DWP hides historic ‘fitness for work’ papers from National Archives

The Department for Work and Pensions (DWP) has stopped sending key records from a crucial period in the history of disability benefit reform to The National Archives so they can be viewed by researchers.

Under the Public Records Act, government departments have to identify documents of “historical value” and transfer them to The National Archives by the time they are 20 years old.

But DWP has not sent any records relating to papers seen and signed by ministers and senior civil servants for more than three years, with the last batch of records only covering documents up to and including 2002.

The missing records are likely to cover the early years in the development of employment and support allowance (ESA) and the work capability assessment (WCA), which were both introduced in 2008.

In the years following 2008, the WCA process was associated with hundreds, and probably thousands, of suicides and other deaths of disabled people seeking out-of-work disability benefits.

A spokesperson for The National Archives confirmed this week that the last transfer of records from DWP in relation to “’ministers and senior officers’ papers” was in 2020 and covered records up to 2002.

The National Archives made it clear that it is government departments that decide which documents are sent to the archives, and when, and that it plays no part in those decisions.

Other major government departments, including the Home Office, the Treasury – which provided former chancellor Gordon Brown’s private office papers – the Foreign and Commonwealth Office, and the Prime Minister’s Office, have all sent records from 2003 to The National Archives.

DWP declined to produce a statement but claimed it had provided all relevant files to The National Archives.

Records previously released to The National Archives have shown how the “bureaucratic violence” of the Department of Social Security (which later became DWP) grew slowly during the 1990s through the actions of ministers and senior civil servants who devised the all work test, a forerunner of the WCA, which was introduced in 1995.

The documents are detailed in The Department*, a new book by Disability News Service editor John Pring, which describes how DWP later spent years covering up evidence of the links between its actions and the deaths of claimants.
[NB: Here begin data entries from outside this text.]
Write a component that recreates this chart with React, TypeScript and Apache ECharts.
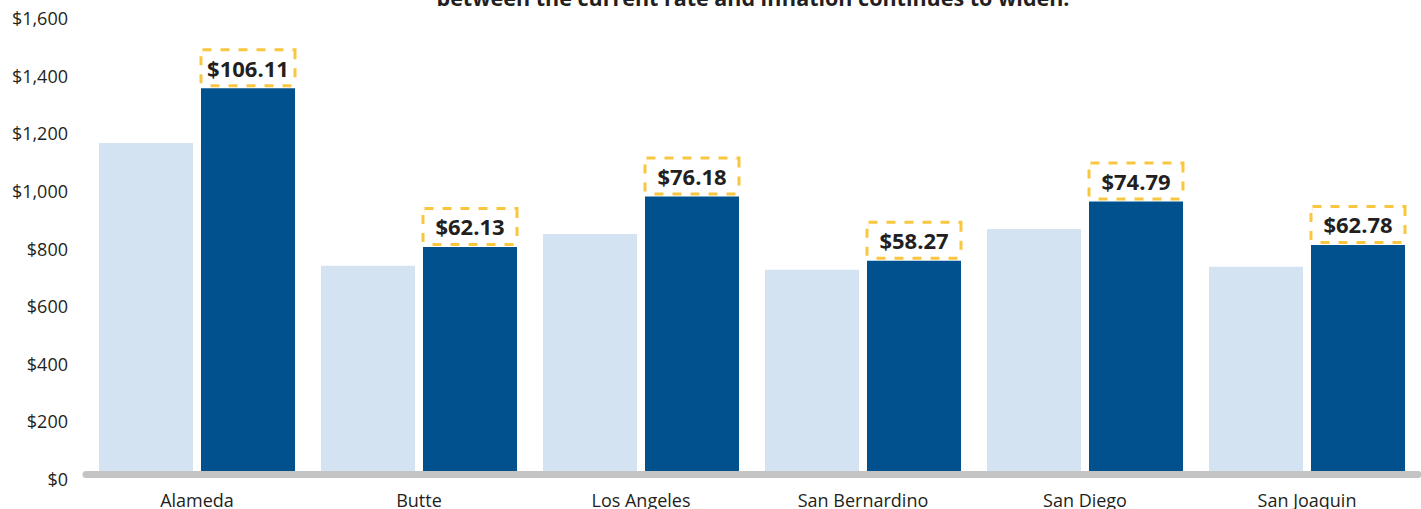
import React, { useEffect, useRef } from "react";
import * as echarts from "echarts";

const counties = ["Alameda", "Butte", "Los Angeles", "San Bernardino", "San Diego", "San Joaquin"];
const currentRate = [1149, 723, 833, 709, 850, 719];
const inflationRate = [1339, 788, 963, 740, 946, 795];
const gapLabels = ["$106.11", "$62.13", "$76.18", "$58.27", "$74.79", "$62.78"];
const yTicks = [0, 200, 400, 600, 800, 1000, 1200, 1400, 1600];
const titleText = "between the current rate and inflation continues to widen.";

const FONT = "'Open Sans', 'Noto Sans', sans-serif";
const TEXT = "#231F20";

export default function App() {
  const ref = useRef<HTMLDivElement>(null);
  useEffect(() => {
    if (!ref.current) return;
    const chart = echarts.init(ref.current, undefined, { renderer: "svg" });
    chart.setOption({
      animation: false,
      textStyle: { fontFamily: FONT },
      grid: { left: 86, right: 3, top: 13, bottom: 31 },
      graphic: [
        {
          type: "text",
          x: 753,
          y: -3,
          style: {
            text: titleText,
            fill: TEXT,
            font: `bold 21.5px ${FONT}`,
            align: "center",
            verticalAlign: "middle",
          },
        },
      ],
      xAxis: {
        type: "category",
        data: counties,
        z: 5,
        axisTick: { show: false },
        axisLine: { show: true, lineStyle: { color: "#C4C4C4", width: 7 } },
        axisLabel: { fontSize: 18, color: TEXT, margin: 17, fontFamily: FONT },
      },
      yAxis: {
        type: "value",
        min: yTicks[0],
        max: yTicks[yTicks.length - 1],
        interval: 200,
        splitLine: { show: false },
        axisLine: { show: false },
        axisTick: { show: false },
        axisLabel: {
          fontSize: 18,
          color: TEXT,
          margin: 18,
          fontFamily: FONT,
          verticalAlign: "top",
          lineHeight: 10,
          formatter: (v: number) => "$" + v.toLocaleString("en-US"),
        },
      },
      series: [
        {
          type: "bar",
          data: currentRate,
          barWidth: 94,
          barGap: "8.5%",
          itemStyle: { color: "#D4E3F2" },
        },
        {
          type: "bar",
          data: inflationRate,
          barWidth: 94,
          barGap: "8.5%",
          itemStyle: { color: "#00518E" },
          label: {
            show: true,
            position: "top",
            distance: 4,
            formatter: (p: any) => gapLabels[p.dataIndex],
            fontSize: 22,
            fontWeight: "bold",
            fontFamily: FONT,
            color: TEXT,
            backgroundColor: "#FFFFFF",
            borderColor: "#F9C640",
            borderWidth: 3,
            borderType: [9, 9],
            width: 91,
            height: 33,
            lineHeight: 33,
            align: "center",
          },
        },
      ],
    });
    return () => chart.dispose();
  }, []);
  return <div ref={ref} style={{ width: 1421, height: 509, position: "absolute", left: 0, top: 0 }} />;
}
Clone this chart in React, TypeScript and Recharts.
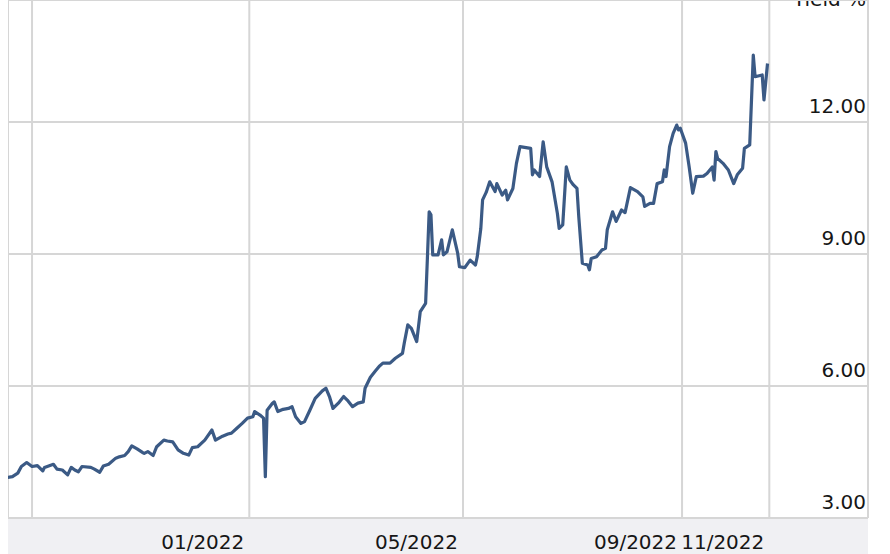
import React from "react";
import { LineChart, Line, XAxis, YAxis, CartesianGrid } from "recharts";

const dates: string[] = [
  "2021-08-18","2021-08-21","2021-08-24","2021-08-26","2021-08-29","2021-09-01","2021-09-04","2021-09-07","2021-09-08","2021-09-13",
  "2021-09-15","2021-09-18","2021-09-21","2021-09-23","2021-09-25","2021-09-27","2021-09-29","2021-10-04","2021-10-06","2021-10-09",
  "2021-10-11","2021-10-14","2021-10-18","2021-10-20","2021-10-23","2021-10-25","2021-10-27","2021-10-30","2021-11-02","2021-11-03",
  "2021-11-05","2021-11-08","2021-11-10","2021-11-14","2021-11-16","2021-11-19","2021-11-22","2021-11-25","2021-11-28","2021-11-30",
  "2021-12-03","2021-12-07","2021-12-11","2021-12-13","2021-12-17","2021-12-20","2021-12-22","2021-12-25","2021-12-28","2021-12-31",
  "2022-01-03","2022-01-04","2022-01-07","2022-01-09","2022-01-10","2022-01-11","2022-01-14","2022-01-15","2022-01-17","2022-01-20",
  "2022-01-23","2022-01-25","2022-01-27","2022-01-30","2022-02-01","2022-02-04","2022-02-07","2022-02-11","2022-02-13","2022-02-15",
  "2022-02-17","2022-02-20","2022-02-23","2022-02-25","2022-02-28","2022-03-03","2022-03-06","2022-03-07","2022-03-10","2022-03-13",
  "2022-03-15","2022-03-17","2022-03-21","2022-03-24","2022-03-28","2022-03-29","2022-03-31","2022-04-02","2022-04-05","2022-04-07",
  "2022-04-10","2022-04-11","2022-04-12","2022-04-13","2022-04-14","2022-04-17","2022-04-19","2022-04-20","2022-04-22","2022-04-25",
  "2022-04-28","2022-04-29","2022-05-02","2022-05-05","2022-05-08","2022-05-09","2022-05-11","2022-05-12","2022-05-14","2022-05-16",
  "2022-05-19","2022-05-20","2022-05-23","2022-05-25","2022-05-26","2022-05-29","2022-05-31","2022-06-02","2022-06-08","2022-06-09",
  "2022-06-10","2022-06-13","2022-06-15","2022-06-17","2022-06-20","2022-06-23","2022-06-24","2022-06-26","2022-06-28","2022-06-30",
  "2022-07-02","2022-07-04","2022-07-05","2022-07-07","2022-07-10","2022-07-11","2022-07-12","2022-07-15","2022-07-18","2022-07-20",
  "2022-07-21","2022-07-24","2022-07-26","2022-07-29","2022-07-31","2022-08-03","2022-08-07","2022-08-10","2022-08-11","2022-08-14",
  "2022-08-16","2022-08-18","2022-08-21","2022-08-22","2022-08-23","2022-08-25","2022-08-27","2022-08-29","2022-08-30","2022-08-31",
  "2022-09-03","2022-09-05","2022-09-07","2022-09-09","2022-09-13","2022-09-15","2022-09-18","2022-09-19","2022-09-20","2022-09-21",
  "2022-09-24","2022-09-27","2022-09-30","2022-10-02","2022-10-05","2022-10-06","2022-10-09","2022-10-11","2022-10-12","2022-10-16",
  "2022-10-17","2022-10-19"
];

const yields: number[] = [
  3.92,3.94,4.02,4.17,4.26,4.17,4.19,4.07,4.15,4.22,
  4.11,4.09,3.98,4.15,4.09,4.05,4.17,4.15,4.11,4.04,
  4.18,4.22,4.36,4.39,4.42,4.51,4.64,4.57,4.49,4.47,
  4.51,4.42,4.62,4.77,4.75,4.73,4.55,4.47,4.43,4.60,
  4.62,4.77,5.00,4.77,4.86,4.91,4.93,5.04,5.15,5.27,
  5.30,5.42,5.34,5.27,3.94,5.45,5.61,5.64,5.42,5.47,
  5.49,5.53,5.30,5.15,5.19,5.45,5.72,5.89,5.95,5.76,
  5.49,5.61,5.76,5.68,5.53,5.61,5.64,5.95,6.20,6.35,
  6.45,6.52,6.52,6.63,6.74,6.97,7.39,7.31,7.01,7.69,
  7.88,8.90,9.96,9.89,8.98,8.98,9.32,8.98,9.05,9.55,
  9.02,8.71,8.69,8.86,8.75,8.94,9.58,10.23,10.40,10.64,
  10.42,10.60,10.34,10.45,10.23,10.49,11.06,11.44,11.40,10.80,
  10.91,10.76,11.55,10.98,10.64,9.92,9.58,9.66,10.98,10.68,
  10.57,10.49,9.85,8.79,8.75,8.64,8.90,8.94,9.09,9.13,
  9.55,9.96,9.74,10.00,9.94,10.51,10.42,10.30,10.08,10.15,
  10.15,10.60,10.64,10.91,10.76,11.44,11.74,11.93,11.82,11.86,
  11.52,10.98,10.38,10.76,10.77,10.83,10.98,10.68,11.33,11.17,
  11.06,10.91,10.60,10.80,10.95,11.40,11.48,13.52,13.03,13.07,
  12.50,13.33
];

const yTicks: number[] = [3, 6, 9, 12];
const xTickDates: string[] = ["2021-09-01", "2022-01-01", "2022-05-01", "2022-09-01", "2022-10-20"];
const xTickLabels: string[] = ["", "01/2022", "05/2022", "09/2022", "11/2022"];
const xDomainDates: string[] = ["2021-08-18T12:00:00Z", "2022-12-14T10:00:00Z"];
const axisTitle = "Yield %";

const toMs = (s: string) => Date.parse(s.length === 10 ? s + "T00:00:00Z" : s);

const data = dates.map((d, i) => ({ t: toMs(d), y: yields[i] }));
const xTicks = xTickDates.map(toMs);
const xDomain = xDomainDates.map(toMs);

const FONT = "Verdana, 'DejaVu Sans', sans-serif";
const PLOT_W = 860;
const W = 861;
const H = 554;
const BAND_TOP = 518;

const XTick = (props: any) => {
  const { x, payload } = props;
  const idx = xTicks.indexOf(payload.value);
  const label = idx >= 0 ? xTickLabels[idx] : "";
  return (
    <text x={x - 5} y={549} textAnchor="end" fontSize={20} fontFamily={FONT} fill="#161616">
      {label}
    </text>
  );
};

const YTick = (props: any) => {
  const { y, payload } = props;
  return (
    <text x={PLOT_W - 2} y={y - 9} textAnchor="end" fontSize={20} fontFamily={FONT} fill="#161616">
      {Number(payload.value).toFixed(2)}
    </text>
  );
};

export default function App() {
  return (
    <div style={{ position: "absolute", left: 8, top: 0, width: W, height: H, overflow: "visible" }}>
      <div
        style={{
          position: "absolute",
          left: 0,
          top: BAND_TOP,
          width: PLOT_W,
          height: H - BAND_TOP,
          background: "#f0f0f3",
        }}
      />
      <div
        style={{
          position: "absolute",
          right: W - PLOT_W + 2,
          top: -11,
          fontSize: 20,
          lineHeight: "20px",
          fontFamily: FONT,
          color: "#161616",
          whiteSpace: "nowrap",
        }}
      >
        {axisTitle}
      </div>
      <LineChart
        width={W}
        height={H}
        data={data}
        margin={{ top: 0, right: 0, bottom: 0, left: 0 }}
        style={{ position: "absolute", left: 0, top: 0 }}
      >
        <CartesianGrid stroke="#d6d6d6" strokeWidth={2} />
        <XAxis
          dataKey="t"
          type="number"
          scale="time"
          domain={xDomain}
          ticks={xTicks}
          allowDataOverflow
          height={H - BAND_TOP}
          axisLine={false}
          tickLine={false}
          tick={<XTick />}
          interval={0}
        />
        <YAxis
          orientation="right"
          type="number"
          domain={[3, 14.773]}
          ticks={yTicks}
          allowDataOverflow
          width={1}
          axisLine={false}
          tickLine={false}
          tick={<YTick />}
          interval={0}
        />
        <Line
          type="linear"
          dataKey="y"
          stroke="#3b5a85"
          strokeWidth={3.2}
          strokeLinejoin="round"
          dot={false}
          isAnimationActive={false}
        />
      </LineChart>
    </div>
  );
}
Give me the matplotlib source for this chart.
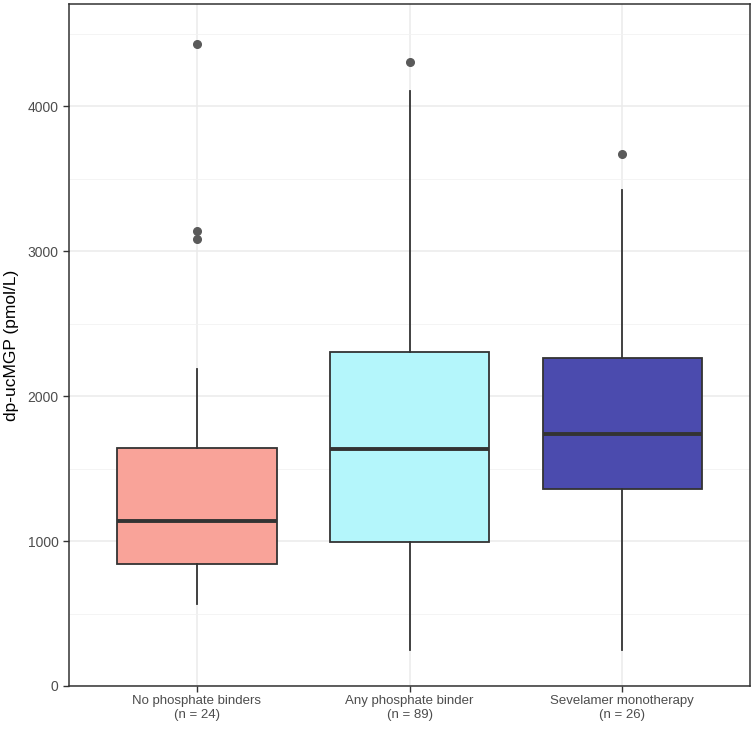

Among the records were documents that showed how civil servants plotted to sideline GPs from their central role in the process of determining fitness for work. 

A memo from 1992 showed how Conservative social security secretary Peter Lilley first told civil servants that he wanted to know more about how the insurance industry approached “sickness insurance”.

Another memo, from April 1993, described how ministers insisted that the new incapacity benefit – which was introduced in 1995 alongside the all work test – should “cost substantially less”, while the department should “aim to create an environment which encourages greater private sector provision”.

Other documents later revealed that the Department of Social Security was told of three deaths in late 1996 and early 1997 that were closely linked to the new all work test.

It is likely that key documents seen by Labour ministers and senior civil servants from 2003 onwards will include similar revelations concerning the initial development of the WCA and ESA.

Although the records that have been held back by DWP relate to decisions taken under the Labour government, the department’s decision to prevent them being sent to the National Archives was made under the last Conservative government.